The fright before Christmas: it’s the 10 most terrifying festive TV spookfests
Shrieking Victorian phantoms, dastardly occultists and Christopher Lee’s vast head … here we reveal the finest Christmas chillers there ever were
www.theguardian.com
December 16, 2025 at 6:55 PM
Hasn't that dratted child @kayharker4.bsky.social left school for the holidays yet? I'm getting complaints from the railway that the commuter services are being clogged up by curates playing 'find the lady'.
December 15, 2025 at 2:06 PM
We're off to London, to cancel something that claims to be a carol service but definitely isn't. Even Animus thinks this lot come from somewhere unspeakable - Luton possibly.
December 13, 2025 at 12:46 PM
From now on, any dolt wanting to become a curate at Chesters will have to provide a 5 year purchase history of flour, smeddum and other farrinaceous products. Oh, and handover any muffins you might have on your person. Can't be too careful at this time of year.
December 11, 2025 at 11:37 PM
I got quite excited when I heard that Bram was due. I imagined sitting up late by the fire, exchanging vampire tales. It seems I got it wrong, and the dolt has shut off the power. That's another half-crown's worth of candles gone over the weir.
December 9, 2025 at 7:16 PM
I think the anger-management classes are working. I watched episode 3 today and was glad to see myself acting quite calmly. Apart from the pyromania, and kicking two dolts out the back door. And scrobbling a young person with beautifully colour coordinated knitwear. But otherwise quite calm.
December 7, 2025 at 5:26 PM
I'm getting properly into the Christmas spirit today, and am taking the boys to fetch our Christmas tree.
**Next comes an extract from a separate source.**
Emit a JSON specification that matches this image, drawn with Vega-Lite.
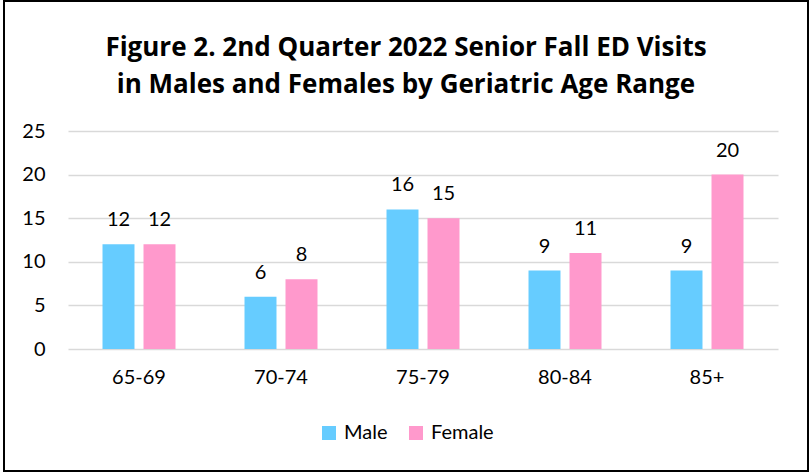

I'm going to engage his grace in theological conversation while Joe strips his tree of baubles and @foxyfacedcharles.bsky.social drags the dratted thing into the boot of the car-o-plane.
December 7, 2025 at 9:48 AM
We've been decorating Chesters and singing carols. It was all going well until we started decking the halls with boughs of holly. Some dolt kept singing 'fra-la la-la la, la ha-ha-what.'. @foxyfacedcharles.bsky.social
December 5, 2025 at 5:44 PM
If there had been room at the inn, then now our celebrations would include trying to get the dratted phone to authenticate your payment, waiting endlessly to check in while a Wise Man complained that he has to pay to use the sauna, and spending half of Christmas Eve trying to make the keycard work.
December 4, 2025 at 12:50 AM
It's a bit early in December for me to be losing out to that old devil of a punch and Judy man. I'll definitely be cancelling Christmas if this continues.